Size doesn’t matter.
“You look at the mystery around this kid, as to whether he was even going to play this year, or should he,” said head coach Tom Renney. “Coming in and doing what he’s doing has certainly been impressive.”
He isn’t getting bullied. He isn’t getting pushed off the puck. He isn’t being man-handled.
“It was a big step, definitely, though,” said Nugent-Hopkins, who wins more puck battles than he loses, thanks to the quick hands and an ability to think one chess step ahead of the next guy.
“Guys are bigger and stronger and hit harder, but once I got adjusted to that and started to get used to it and feel more comfortable out there … I don’t think I’ve been pushed around too much this year.”
Not that the other guys haven’t tried. There have been nights when he might as well have been wearing a bulls-eye instead of 93.
“There have been games where they come out a little harder than other teams, like Dallas,” he said. “I got hit about three or four times on the first shift.”

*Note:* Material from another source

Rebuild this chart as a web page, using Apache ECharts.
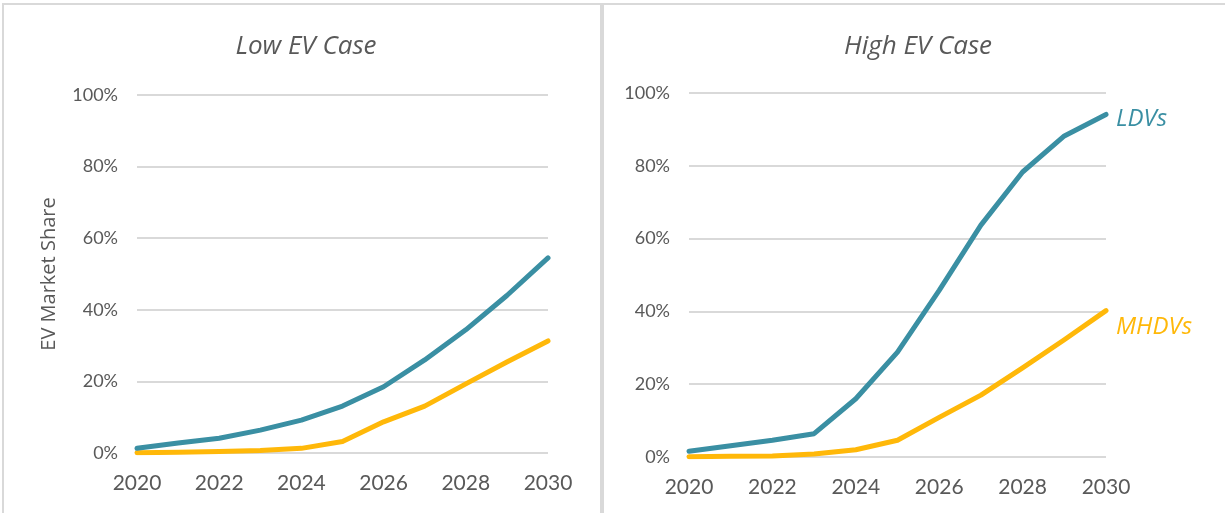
<!DOCTYPE html>
<html>
<head>
<meta charset="utf-8">
<script src="https://cdn.jsdelivr.net/npm/echarts@6/dist/echarts.min.js"></script>
<style>
  html, body { margin: 0; padding: 0; background: #fff; }
  #chart { width: 1225px; height: 513px; }
</style>
</head>
<body>
<div id="chart"></div>
<script>
// Model years on the horizontal axis
const years = ['2020','2021','2022','2023','2024','2025','2026','2027','2028','2029','2030'];

// EV market share (%) - low EV case
const lowLDV   = [1.3, 2.8, 4.1, 6.4, 9.2, 13.1, 18.5, 26.0, 34.4, 44.0, 54.5];
const lowMHDV  = [0.1, 0.2, 0.4, 0.7, 1.3, 3.2, 8.7, 13.1, 19.3, 25.4, 31.3];

// EV market share (%) - high EV case
const highLDV  = [1.6, 3.1, 4.6, 6.4, 16.0, 28.8, 45.8, 63.7, 78.3, 88.2, 94.1];
const highMHDV = [0.1, 0.2, 0.3, 0.8, 2.0, 4.6, 10.9, 17.0, 24.5, 32.2, 40.2];

const panelTitles = ['Low EV Case', 'High EV Case'];
const seriesNames = ['LDVs', 'MHDVs'];

const TEXT = '#595959';
const GRIDLINE = '#d9d9d9';
const LDV_COLOR = '#3a8fa3';
const MHDV_COLOR = '#ffb809';
const FONT = 'Lato, "Open Sans", sans-serif';
const WIDE_FONT = '"Open Sans", Lato, sans-serif';

function xAxis(gridIndex) {
  return {
    type: 'category',
    gridIndex: gridIndex,
    data: years,
    boundaryGap: false,
    axisLine: { show: false },
    axisTick: { show: false },
    axisLabel: {
      interval: 1,
      color: TEXT,
      fontFamily: FONT,
      fontSize: 21,
      margin: 20
    }
  };
}

function yAxis(gridIndex, withName) {
  return {
    type: 'value',
    gridIndex: gridIndex,
    min: 0,
    max: 100,
    interval: 20,
    name: withName ? 'EV Market Share' : '',
    nameLocation: 'middle',
    nameGap: 78,
    nameTextStyle: { color: TEXT, fontFamily: WIDE_FONT, fontSize: 20 },
    axisLine: { show: false },
    axisTick: { show: false },
    splitLine: { lineStyle: { color: GRIDLINE, width: 2 } },
    axisLabel: {
      color: TEXT,
      fontFamily: FONT,
      fontSize: 18,
      margin: 19,
      formatter: '{value}%'
    }
  };
}

function line(name, data, color, idx, labelOffset) {
  return {
    name: name,
    type: 'line',
    xAxisIndex: idx,
    yAxisIndex: idx,
    data: data,
    symbol: 'none',
    smooth: false,
    lineStyle: { color: color, width: 5, cap: 'round', join: 'round' },
    itemStyle: { color: color },
    endLabel: labelOffset ? {
      show: true,
      formatter: name,
      color: color,
      fontFamily: WIDE_FONT,
      fontStyle: 'italic',
      fontSize: 24,
      distance: 10,
      offset: labelOffset
    } : { show: false },
    z: name === 'LDVs' ? 3 : 2
  };
}

const chart = echarts.init(document.getElementById('chart'), null, { renderer: 'canvas' });

chart.setOption({
  animation: false,
  backgroundColor: '#ffffff',
  graphic: [
    { type: 'rect', shape: { x: 3, y: 4, width: 598, height: 540 },
      style: { fill: 'none', stroke: GRIDLINE, lineWidth: 2 }, silent: true, z: -1 },
    { type: 'rect', shape: { x: 603, y: 4, width: 640, height: 540 },
      style: { fill: 'none', stroke: GRIDLINE, lineWidth: 2 }, silent: true, z: -1 }
  ],
  title: [
    { text: panelTitles[0], left: 301, top: 29, textAlign: 'center',
      textStyle: { color: TEXT, fontFamily: WIDE_FONT, fontStyle: 'italic', fontWeight: 'normal', fontSize: 26 } },
    { text: panelTitles[1], left: 913, top: 29, textAlign: 'center',
      textStyle: { color: TEXT, fontFamily: WIDE_FONT, fontStyle: 'italic', fontWeight: 'normal', fontSize: 26 } }
  ],
  grid: [
    { left: 137, top: 95, width: 411, height: 358 },
    { left: 689, top: 93, width: 417, height: 364 }
  ],
  xAxis: [xAxis(0), xAxis(1)],
  yAxis: [yAxis(0, true), yAxis(1, false)],
  series: [
    line(seriesNames[0], lowLDV, LDV_COLOR, 0, null),
    line(seriesNames[1], lowMHDV, MHDV_COLOR, 0, null),
    line(seriesNames[0], highLDV, LDV_COLOR, 1, [0, 5]),
    line(seriesNames[1], highMHDV, MHDV_COLOR, 1, [0, 16])
  ]
});
</script>
</body>
</html>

He responded by scoring the only Oilers goal of the game and knocking Brenden Morrow on his butt, and out of the Stars lineup, with a hit of his own.
It’s like prison, you can’t show the other guys weakness or they’ll prey on it the rest of your sentence.
“I think that’s actually pretty important,” said Nugent-Hopkins. “Being a smaller guy I don’t think that I can show that I’m going to be pushed around. I have to push back and keep playing.”
Morrow is out with an upper body injury and after the hit Dallas colour commentator Daryl Reaugh called Nugent-Hopkins “the greatest 11-year-old to ever play in the NHL.”
“He came to hit me and I saw him coming at the last second. and just stepped into him a little bit,” said Nugent-Hopkins. “It might have caught him a little off guard.”
Renney, who waited, to everyone’s growing frustration, until all nine games of RNH’s audition were up before announcing the decision to keep him all year, said he specifically wanted to see him against a couple of big tough lineups.
“As time went on, especially the last couple of games when it was Vancouver and Washington, big strong teams, he held his own here,” he said. “And he popped Morrow pretty good the other night. One guy kept playing that night and the other guy didn’t. It certainly tells you that he’s got good balance, he’s strong on his feet and he’s got that innate ability to know what’s going on around him, which is obviously very helpful to someone’s health.”
So here he is, a point per-gamer in a league where a 50-point rookie season is considered success.
“I don’t have any specific individual goals,” he said. “For the team I want to make the playoffs, that’s the only thing I’m really striving for right now.”
Normally, rookies start slowly and pick up speed as they gain confidence and experience. If a point per game is starting slowly for him, then what happens when he hits full speed? Are we talking 100 points here, the kind of totals Crosby and Ovechkin put up as rookies?
“I don’t know, I haven’t really thought about it too much,” he said. “If that does happen and things keep on going well, if I get even better, then I’ll be excited about that.
“As the year goes on I’ll probably start to develop more chemistry with the players and that might help out quite a bit, but I guess we’ll just have to see what happens.”